2. The "Dance Floor Crowd" (The 30-Solar-Mass Group)

  • Who they are: A broader group of heavier black holes (around 30 times the Sun's mass).
  • Their Style: They spin in random directions (some up, some down, some sideways) and they are very likely to be the same size as their partner (equal mass).
  • The Origin Story: This fits dynamical formation. Imagine a crowded, chaotic dance club (a dense star cluster). Black holes bump into each other, get kicked out of their original orbits, and randomly pair up. Because they are strangers meeting in a crowd, their spins are random, and they often pair up with someone of similar "weight" because the heavy ones stick together.

3. The "Wild Cards" (The High-Spin Continuum)

  • Who they are: A small, scattered group that includes the most extreme black holes in the catalog—some very heavy, some spinning incredibly fast.
  • Their Style: They have high, positive spins (spinning fast in one direction).
  • The Origin Story: This is the mystery group. The paper suggests this isn't just one type of origin, but a "catch-all" bucket for rare, weird events. It might be a mix of stars that were born together but lived in a very specific, gas-rich environment (like near a supermassive black hole), or black holes that merged once before and merged again. The paper notes that this group doesn't fit the "random crowd" story because their spins are too aligned.

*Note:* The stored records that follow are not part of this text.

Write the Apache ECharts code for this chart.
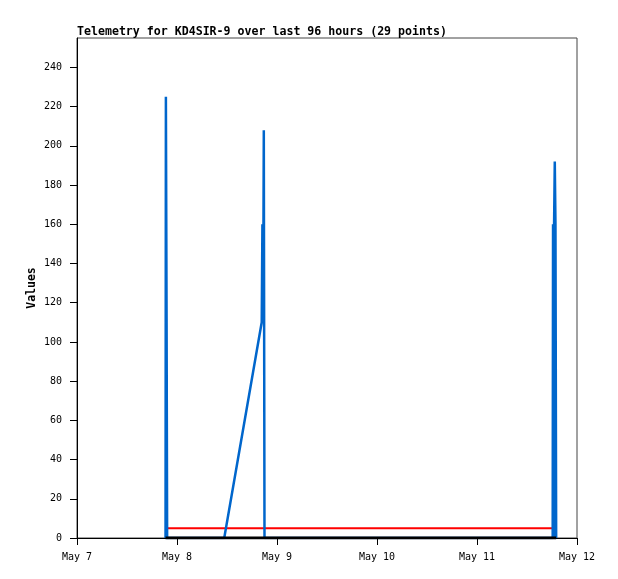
<!DOCTYPE html>
<html>
<head>
<meta charset="utf-8">
<script src="https://cdn.jsdelivr.net/npm/echarts@6/dist/echarts.min.js"></script>
<style>html,body{margin:0;padding:0;background:#fff}#c{width:618px;height:579px}</style>
</head>
<body>
<div id="c"></div>
<script>
const titleText = 'Telemetry for KD4SIR-9 over last 96 hours (29 points)';
const yName = 'Values';
const times = [
  '2024-05-07 21:15','2024-05-07 21:20','2024-05-07 21:30','2024-05-07 21:38','2024-05-08 04:00',
  '2024-05-08 11:20','2024-05-08 20:20','2024-05-08 20:30','2024-05-08 20:40','2024-05-08 20:50',
  '2024-05-08 21:00','2024-05-09 04:00','2024-05-09 10:00','2024-05-09 16:00','2024-05-09 22:00',
  '2024-05-10 04:00','2024-05-10 10:00','2024-05-10 16:00','2024-05-10 22:00','2024-05-11 04:00',
  '2024-05-11 10:00','2024-05-11 16:00','2024-05-11 18:10','2024-05-11 18:15','2024-05-11 18:25',
  '2024-05-11 18:30','2024-05-11 18:40','2024-05-11 18:50','2024-05-11 19:00'
];
const blueValues = [0,225,112,0,0, 0,110,160,112,208, 0,0,0,0,0, 0,0,0,0,0, 0,0,0,160,0, 160,192,160,0];
const redValues  = [null,null,null,5,5, 5,5,5,5,5, 5,5,5,5,5, 5,5,5,5,5, 5,5,5,5,5, 5,5,5,5];
const blackValues= [0,0,0,0,0, 0,0,0,0,0, 0,0,0,0,0, 0,0,0,0,0, 0,0,0,0,0, 0,0,0,0];
const xStart = '2024-05-07 00:00', xEnd = '2024-05-12 00:00';
const monthName = 'May';

function ts(s){ const [d,t]=s.split(' '); const [Y,M,D]=d.split('-').map(Number); const [h,m]=t.split(':').map(Number); return Date.UTC(Y,M-1,D,h,m); }
function pairs(vals){ return times.map((t,i)=>[ts(t), vals[i]]); }

const chart = echarts.init(document.getElementById('c'), null, {renderer:'canvas'});
const mono = 'DejaVu Sans Mono';
chart.setOption({
  animation:false,
  title:{text:titleText,left:72,top:21,textStyle:{fontFamily:mono,fontSize:11.6,fontWeight:'bold',color:'#000'}},
  grid:{left:77,top:38,right:41,bottom:41,show:true,borderColor:'#444',borderWidth:1,backgroundColor:'transparent'},
  xAxis:{type:'value',min:ts(xStart),max:ts(xEnd),interval:86400000,
    axisLine:{show:true,lineStyle:{color:'#000',width:1}},
    axisTick:{show:true,length:7,lineStyle:{color:'#000'}},
    splitLine:{show:false},
    axisLabel:{fontFamily:mono,fontSize:10,color:'#000',margin:14,showMinLabel:true,showMaxLabel:true,
      formatter:v=>monthName+' '+new Date(v).getUTCDate()}},
  yAxis:{type:'value',min:0,max:255,interval:20,name:yName,nameLocation:'middle',nameGap:39,nameMoveOverlap:false,
    nameTextStyle:{fontFamily:mono,fontSize:11.5,fontWeight:'bold',color:'#000'},
    axisLine:{show:true,lineStyle:{color:'#000',width:1}},
    axisTick:{show:true,length:7,lineStyle:{color:'#000'}},
    splitLine:{show:false},
    axisLabel:{fontFamily:mono,fontSize:10,color:'#000',margin:15,showMaxLabel:false,
      formatter:v=>v>250?'':String(v)}},
  series:[
    {type:'line',data:pairs(redValues),showSymbol:false,symbol:'none',lineStyle:{color:'#ff0000',width:2},z:1},
    {type:'line',data:pairs(blueValues),showSymbol:false,symbol:'none',lineStyle:{color:'#0066cc',width:2.5},z:2},
    {type:'line',data:pairs(blackValues),showSymbol:false,symbol:'none',lineStyle:{color:'#000',width:3},z:3}
  ]
});
</script>
</body>
</html>
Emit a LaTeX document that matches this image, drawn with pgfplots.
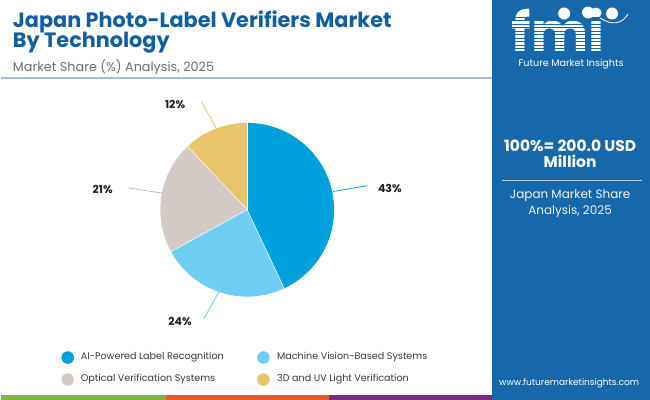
\documentclass[border=0pt]{standalone}
\usepackage{pgfplots}
\pgfplotsset{compat=1.18}
\usepackage{pgfplotstable}
\usepackage{fontspec}
\setmainfont{Poppins}

\definecolor{titleblue}{RGB}{17,94,160}
\definecolor{panelblue}{RGB}{22,104,170}
\definecolor{cA}{RGB}{0,160,220}
\definecolor{cB}{RGB}{110,205,242}
\definecolor{cC}{RGB}{213,203,198}
\definecolor{cD}{RGB}{232,196,106}
\definecolor{subgrey}{RGB}{110,110,110}
\definecolor{rulegrey}{RGB}{170,190,210}
\definecolor{barG}{RGB}{125,183,66}
\definecolor{barO}{RGB}{230,92,44}
\definecolor{barP}{RGB}{128,40,130}

% market share by technology, 2025 (%)
\pgfplotstableread{
tech share
AI 43
MV 24
OV 21
UV 12
}\shares

% cumulative slice angles, clockwise from 12 o'clock
\def\getshare#1{\pgfplotstablegetelem{#1}{share}\of\shares}
\getshare{0}\pgfmathsetmacro\aA{90-3.6*\pgfplotsretval}
\getshare{1}\pgfmathsetmacro\aB{\aA-3.6*\pgfplotsretval}
\getshare{2}\pgfmathsetmacro\aC{\aB-3.6*\pgfplotsretval}
\getshare{3}\pgfmathsetmacro\aD{\aC-3.6*\pgfplotsretval}

\begin{document}
\begin{tikzpicture}
\begin{axis}[
  x=1bp, y=1bp,
  xmin=0, xmax=650, ymin=0, ymax=400,
  y dir=reverse,
  scale only axis,
  hide axis,
  clip=false,
]
% right panel
\fill[panelblue] (axis cs:492,0) rectangle (axis cs:650,400);
% bottom stripe
\fill[barG] (axis cs:0,395.5) rectangle (axis cs:165,400);
\fill[barO] (axis cs:165,395.5) rectangle (axis cs:329,400);
\fill[barP] (axis cs:329,395.5) rectangle (axis cs:492,400);
% rule under subtitle
\draw[rulegrey, line width=1.6bp] (axis cs:0,78) -- (axis cs:492,78);

% titles
\node[anchor=base west, inner sep=0, text=titleblue, font=\fontsize{20.8bp}{21bp}\selectfont\bfseries]
  at (axis cs:12,28) {Japan Photo-Label Verifiers Market};
\node[anchor=base west, inner sep=0, text=titleblue, font=\fontsize{20.8bp}{21bp}\selectfont\bfseries]
  at (axis cs:12,47.5) {By Technology};
\node[anchor=base west, inner sep=0, text=subgrey, font=\fontsize{12.8bp}{13bp}\selectfont]
  at (axis cs:12,72) {Market Share (\%) Analysis, 2025};

% pie
\fill[cA] (axis cs:246.7,210) -- ++(90:87bp) arc[start angle=90, end angle=\aA, radius=87bp] -- cycle;
\fill[cB] (axis cs:246.7,210) -- ++(\aA:87bp) arc[start angle=\aA, end angle=\aB, radius=87bp] -- cycle;
\fill[cC] (axis cs:246.7,210) -- ++(\aB:87bp) arc[start angle=\aB, end angle=\aC, radius=87bp] -- cycle;
\fill[cD] (axis cs:246.7,210) -- ++(\aC:87bp) arc[start angle=\aC, end angle=\aD, radius=87bp] -- cycle;
\draw[white, line width=0.5bp] (axis cs:246.7,210) -- ++(90:87bp);
\draw[white, line width=0.5bp] (axis cs:246.7,210) -- ++(\aA:87bp);
\draw[white, line width=0.5bp] (axis cs:246.7,210) -- ++(\aB:87bp);
\draw[white, line width=0.5bp] (axis cs:246.7,210) -- ++(\aC:87bp);

% leader lines and labels
\draw[cA, line width=0.8bp] (axis cs:332.7,191.7) -- (axis cs:366.7,186);
\draw[cB, line width=0.8bp] (axis cs:219,291) -- (axis cs:203.3,319.3);
\draw[cC!85!black, line width=0.6bp] (axis cs:128.3,188.3) -- (axis cs:161.7,193.3);
\draw[cD, line width=0.8bp] (axis cs:201,101.7) -- (axis cs:216,129);
\begin{scope}[every node/.style={inner sep=0, font=\fontsize{11bp}{12bp}\selectfont\bfseries, text=black!88}]
\node at (axis cs:389.5,189) {43\%};
\node at (axis cs:179.5,322) {24\%};
\node at (axis cs:102,190) {21\%};
\node at (axis cs:174.5,104.5) {12\%};
\end{scope}

% legend
\begin{scope}[every node/.style={anchor=west, inner sep=0, font=\fontsize{9.6bp}{10bp}\selectfont, text=black!78}]
\fill[cA] (axis cs:67,358) circle[radius=6.3bp];
\node at (axis cs:80,358) {AI-Powered Label Recognition};
\fill[cB] (axis cs:263,358) circle[radius=6.3bp];
\node at (axis cs:276.5,358) {Machine Vision-Based Systems};
\fill[cC] (axis cs:67,380) circle[radius=6.3bp];
\node at (axis cs:80,380) {Optical Verification Systems};
\fill[cD] (axis cs:263,380) circle[radius=6.3bp];
\node at (axis cs:276.5,380) {3D and UV Light Verification};
\end{scope}

% logo
\node[anchor=base, inner sep=0, text depth=0pt, text=white, font=\fontsize{54bp}{54bp}\selectfont\bfseries]
  at (axis cs:558,52) {fmi};
\pgfplotsinvokeforeach{17,20.5,24,27.5,31,34.5,38,41.5,45,48.5}{
  \draw[panelblue, line width=0.9bp] (axis cs:510,#1) -- (axis cs:612,#1);
}
\fill[white] (axis cs:564,13.5) circle[radius=6bp];
\fill[white] (axis cs:588,12.5) circle[radius=6bp];
\fill[white] (axis cs:612,13.5) circle[radius=6bp];
\draw[white, line width=0.8bp] (axis cs:600,18) .. controls (axis cs:612,26) and (axis cs:622,24) .. (axis cs:628,14);
\node[anchor=base, inner sep=0, text=white, font=\fontsize{9.6bp}{10bp}\selectfont]
  at (axis cs:571,67) {Future Market Insights};

% panel text
\node[anchor=base, inner sep=0, text=white, font=\fontsize{15.5bp}{16bp}\selectfont\bfseries]
  at (axis cs:570,152) {100\%= 200.0 USD};
\node[anchor=base, inner sep=0, text=white, font=\fontsize{15.5bp}{16bp}\selectfont\bfseries]
  at (axis cs:570,168) {Million};
\draw[white!70!panelblue, line width=1.2bp] (axis cs:502,181) -- (axis cs:642,181);
\node[anchor=base, inner sep=0, text=white!92!panelblue, font=\fontsize{12bp}{13bp}\selectfont]
  at (axis cs:570,199) {Japan Market Share};
\node[anchor=base, inner sep=0, text=white!92!panelblue, font=\fontsize{12bp}{13bp}\selectfont]
  at (axis cs:570,215) {Analysis, 2025};
\node[anchor=base, inner sep=0, text=white, font=\fontsize{9bp}{9bp}\selectfont]
  at (axis cs:569,386) {www.futuremarketinsights.com};
\end{axis}
\end{tikzpicture}
\end{document}
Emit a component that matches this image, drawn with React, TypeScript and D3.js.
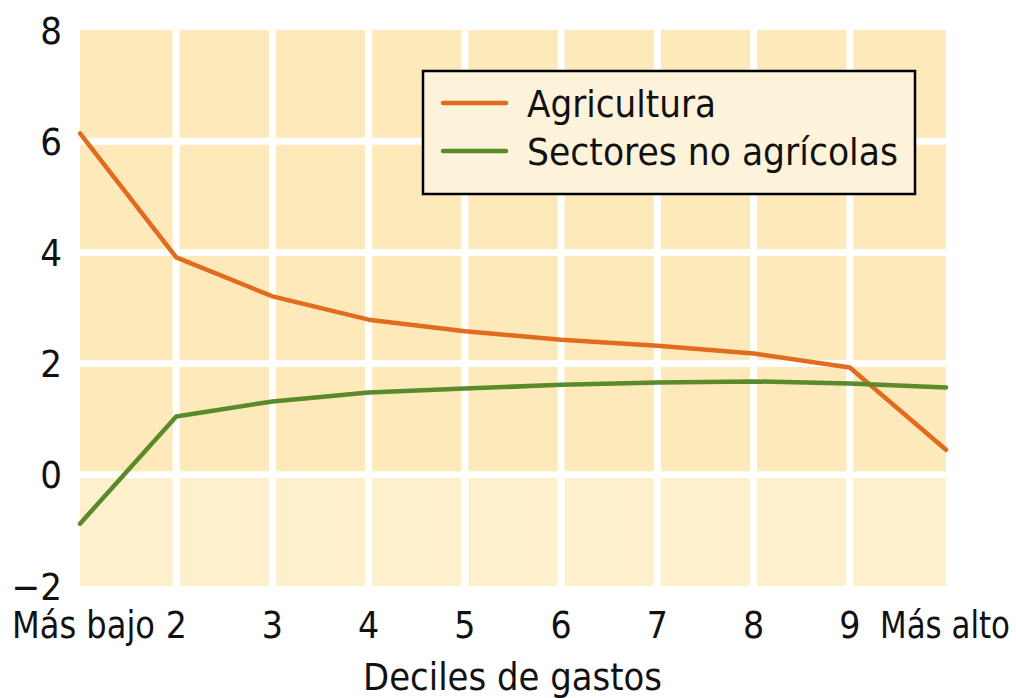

The Twist: Time Travel Differences

The paper also looked at when these groups formed.

  • The Finding: The "Isolated Couples" (the 10-solar-mass group) seem to be forming much more quickly as we look back in time compared to the "Dance Floor Crowd."
  • The Implication: This suggests that the "Isolated Couples" have a very short "delay time" (the time between when the stars are born and when they merge) and likely formed in environments with very low metal content (like a very clean, pure universe), whereas the "Dance Floor Crowd" has a longer, more relaxed timeline.

Why This Matters

Before this, scientists had to guess the rules of the game (e.g., "Let's assume there are exactly two types of black holes"). This paper used a flexible, "agnostic" tool that let the data decide the rules. It confirmed that there are indeed different "families" of black holes, each telling a different story about how the universe builds these massive objects.

In short: The universe isn't just making black holes in one way. It's using at least three different "recipes," and this new method helped us taste the difference.